The story contains perhaps the earliest fictional depiction of what is now called reality television.

== Synopsis ==
Johnny Bornish is a young painter in New York city who is plagued by bad luck. He is "the kind of person who gets his shirttail caught in zippers, is trapped by elevators and revolving doors, and trips on pebbles." An acquaintance, Duke, a rogue and ladies' man, suggests that Johnny take a trip to Florida and lends him fifty dollars. At the airport, Johnny realizes that his troubles started on the day ten years ago when he found a "Japanese coin" in high school. He attempts to get rid of the coin but it somehow is returned to him each time; finally he crunches it in a hinged counter door and runs for the plane. After takeoff, he sees the coin, inching up the airplane aisle toward him. It jumps into his hand. The passenger next to him becomes alarmed; Johnny realizes that he has seen this man before, and that he was present during many of his worst mishaps. An object, like a pince-nez, leaps from the man's pocket, joining with the coin. The man urges Johnny to hand the device back to him, but Johnny finds that by twitching the device, his surroundings suddenly change, which causes the man considerable distress. Johnny realizes that the coin was a tracking device, and the object in the man's pocket was able to change reality; now the two devices have merged and are unstable. By continuing to twitch the device, Johnny finally forces the man to reveal what is happening:

"It's a livie," the dark man said, pronouncing the first i long. His voice was resigned and dull.

"A what?"

"Livie. Like movies. You know. You're an actor."

"What is this now?" said Johnny uneasily. "I'm a painter. What do you mean, I'm an ac---"

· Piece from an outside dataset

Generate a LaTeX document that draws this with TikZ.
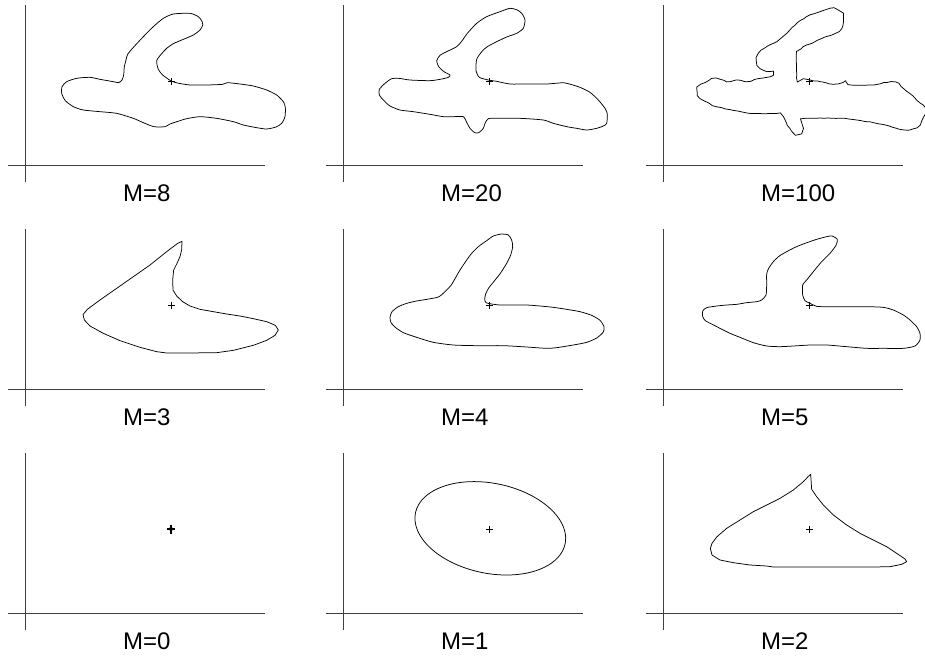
\documentclass[tikz,border=0pt]{standalone}
\usepackage{fontspec}
\setmainfont{Liberation Sans}
\usetikzlibrary{decorations.pathmorphing}

\begin{document}
\begin{tikzpicture}[x=1pt, y=-1pt,
  axis/.style={black!75, line width=0.7pt},
  outline/.style={black, line width=0.75pt, line join=round},
  centre/.style={black, line width=0.6pt},
  mlabel/.style={anchor=base west, inner sep=0pt, font=\fontsize{24}{28}\selectfont}]
  \useasboundingbox (0,0) rectangle (925,657);
  \foreach \ox/\oy/\m in {25/165/8, 343/165/20, 663/165/100, 25/389/3, 343/389/4, 663/389/5, 25/613/0, 343/613/1, 663/613/2} {
    \coordinate (o\m) at (\ox,\oy);
    \coordinate (c\m) at (\ox+146,\oy-84);
    \draw[axis] (o\m) ++(0,17) -- ++(0,-177);
    \draw[axis] (o\m) ++(-17,0) -- ++(257,0);
    \draw[centre] (c\m) +(-3.5,0) -- +(3.5,0) (c\m) +(0,-3.5) -- +(0,3.5);
    \node[mlabel] (lab\m) at (\ox+98,\oy+36) {M=\m};
  }
  \fill (c0) circle (2);
  \draw[line width=1.1pt] (c0) +(-4,0) -- +(4,0) (c0) +(0,-4.5) -- +(0,4.5);

  % M=8
  \begin{scope}[shift={(0,0)}, scale=1/3]
    \draw[outline] plot[smooth cycle, tension=0.4] coordinates {(470,182) (475,208) (488,225) (512,242) (532,249) (570,255) (620,255) (668,253) (682,248) (720,252) (760,258) (800,270) (830,285) (850,305) (856,322) (855,350) (845,370) (828,381) (800,387) (770,383) (730,375) (700,365) (650,355) (600,350) (560,356) (540,362) (510,372) (495,380) (462,380) (430,368) (400,355) (350,340) (300,335) (250,330) (220,320) (196,302) (185,280) (186,260) (200,245) (230,235) (270,232) (300,238) (340,245) (356,248) (366,240) (371,225) (373,200) (378,180) (383,163) (402,140) (430,110) (460,80) (490,55) (520,42) (570,40) (595,50) (606,64) (608,76) (600,90) (580,105) (550,118) (520,131) (500,145) (485,161)};
  \end{scope}

  % M=20
  \begin{scope}[shift={(320,0)}, scale=1/3]
    \draw[outline] plot[smooth cycle, tension=0.4] coordinates {(470,178) (468,212) (478,232) (505,240) (530,244) (570,252) (620,252) (680,252) (730,248) (745,251) (780,262) (810,277) (835,300) (855,325) (862,342) (860,370) (850,378) (830,385) (800,390) (770,385) (740,380) (700,370) (670,360) (600,355) (530,355) (505,356) (495,370) (490,385) (476,398) (464,398) (450,385) (440,367) (430,350) (400,350) (370,350) (330,343) (280,335) (240,330) (210,318) (190,300) (178,285) (178,268) (195,250) (215,236) (237,235) (270,240) (330,242) (360,238) (385,232) (390,225) (372,215) (356,200) (350,182) (360,166) (380,155) (410,140) (425,124) (442,100) (470,70) (500,50) (540,35) (570,25) (592,30) (606,41) (615,60) (610,85) (590,100) (560,111) (530,125) (502,140) (486,154)};
  \end{scope}

  % M=100
  \begin{scope}[shift={(640,0)}, scale=1/3]
    \draw[outline, decorate, decoration={random steps, segment length=4pt, amplitude=0.35pt}] plot[smooth cycle, tension=0.3] coordinates {(470,152) (470,235) (490,236) (510,240) (540,245) (570,252) (600,250) (606,242) (612,250) (640,255) (700,255) (730,248) (765,246) (790,265) (810,281) (830,300) (850,316) (856,332) (850,352) (840,375) (820,386) (800,390) (770,385) (740,376) (700,368) (650,360) (600,355) (496,355) (490,366) (490,385) (480,399) (465,398) (450,385) (440,370) (430,350) (418,342) (380,341) (330,340) (280,331) (230,320) (200,306) (180,295) (172,278) (176,262) (195,248) (215,236) (240,238) (260,245) (290,240) (320,245) (345,238) (380,232) (400,225) (380,215) (360,205) (350,185) (356,160) (380,140) (410,125) (440,100) (470,70) (500,50) (540,35) (570,25) (595,31) (606,45) (610,65) (605,85) (585,100) (555,111) (525,125) (500,135) (484,146)};
  \end{scope}

  % M=3
  \begin{scope}[shift={(0,220)}, scale=1/3]
    \draw[outline] (546,64) -- (533,70) -- (500,95) -- (450,135) -- (400,170) -- (350,205) -- (300,240) -- (262,268) -- (249,284) -- (253,300) -- (270,318) -- (310,340) -- (360,362) -- (420,382) -- (470,395) -- (500,399) -- (560,399) -- (650,398) -- (700,391) -- (760,376) -- (800,361) -- (825,346) -- (835,330) -- (826,316) -- (800,305) -- (760,296) -- (720,288) -- (680,282) -- (640,275) -- (600,268) -- (570,258) -- (548,245) -- (530,228) -- (519,210) -- (518,180) -- (521,150) -- (531,130) -- (540,110) -- (545,90) -- cycle;
  \end{scope}

  % M=4
  \begin{scope}[shift={(320,220)}, scale=1/3]
    \draw[outline] plot[smooth cycle, tension=0.4] coordinates {(494,238) (497,222) (506,204) (522,184) (541,160) (560,130) (572,105) (578,80) (575,60) (565,45) (545,42) (520,48) (500,62) (475,80) (455,100) (440,120) (420,150) (405,176) (393,196) (375,215) (355,231) (320,238) (290,243) (260,250) (235,260) (216,275) (210,292) (213,308) (226,322) (250,338) (290,352) (340,367) (400,375) (470,377) (550,377) (620,381) (680,385) (710,383) (760,375) (800,367) (830,354) (850,336) (852,320) (840,301) (815,286) (780,275) (740,268) (700,262) (660,258) (620,255) (580,255) (540,255) (515,252) (498,248)};
  \end{scope}

  % M=5
  \begin{scope}[shift={(640,220)}, scale=1/3]
    \draw[outline] plot[smooth cycle, tension=0.4] coordinates {(488,225) (488,195) (500,180) (520,155) (545,125) (570,100) (588,76) (592,58) (576,48) (560,50) (530,58) (495,70) (465,82) (440,95) (418,108) (400,125) (386,145) (380,162) (380,195) (378,225) (365,240) (350,245) (320,248) (290,253) (260,255) (230,258) (200,263) (188,273) (188,290) (196,302) (215,312) (240,325) (270,340) (300,352) (340,368) (380,378) (420,380) (460,378) (510,375) (560,375) (620,380) (680,385) (730,385) (790,385) (825,378) (840,360) (840,340) (830,320) (810,300) (790,285) (760,270) (730,262) (680,260) (620,260) (560,260) (530,259) (510,250) (495,242)};
  \end{scope}

  % M=1
  \draw[outline] plot[domain=0:360, samples=90, smooth cycle] ({490.3+76.4*cos(\x)*cos(11.7)-45*sin(\x)*sin(11.7)}, {528.3+76.4*cos(\x)*sin(11.7)+45*sin(\x)*cos(11.7)});

  % M=2
  \begin{scope}[shift={(640,440)}, scale=1/3]
    \draw[outline] (512,103) -- (515,148) -- (530,170) -- (550,195) -- (580,225) -- (620,255) -- (660,280) -- (700,300) -- (740,320) -- (770,340) -- (795,357) -- (800,365) -- (785,373) -- (750,380) -- (700,381) -- (600,381) -- (500,381) -- (400,381) -- (380,378) -- (330,375) -- (280,368) -- (240,360) -- (216,345) -- (211,325) -- (216,310) -- (231,290) -- (260,265) -- (300,240) -- (340,215) -- (380,195) -- (420,175) -- (460,150) -- (490,125) -- (505,109) -- cycle;
  \end{scope}
\end{tikzpicture}
\end{document}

"You're an actor, playing a painter!" said the dark man. "You actors! Dumb cows! You're an actor! Understand? It's a livie."

They are suddenly transported to the future, to an enormous movie set. The director explains that the past is continually being recreated as a form of entertainment; Johnny was the "star" of a comedy show set in 1950's New York. He reveals that the show was nearing its conclusion, and that in the final episode, Duke would use Johnny's apartment to murder Duke's girlfriend and pin the crime on Johnny. Johnny convinces the director to change the script, making Johnny the hero and Duke the comedic relief. Johnny is sent back to the present, where he surprises Duke just as he is about to enter Johnny's apartment. As Johnny starts up the stairs, Duke says "Johnny, my boy, you're a character."

Johnny looked down at him for a moment. "You're another," he said.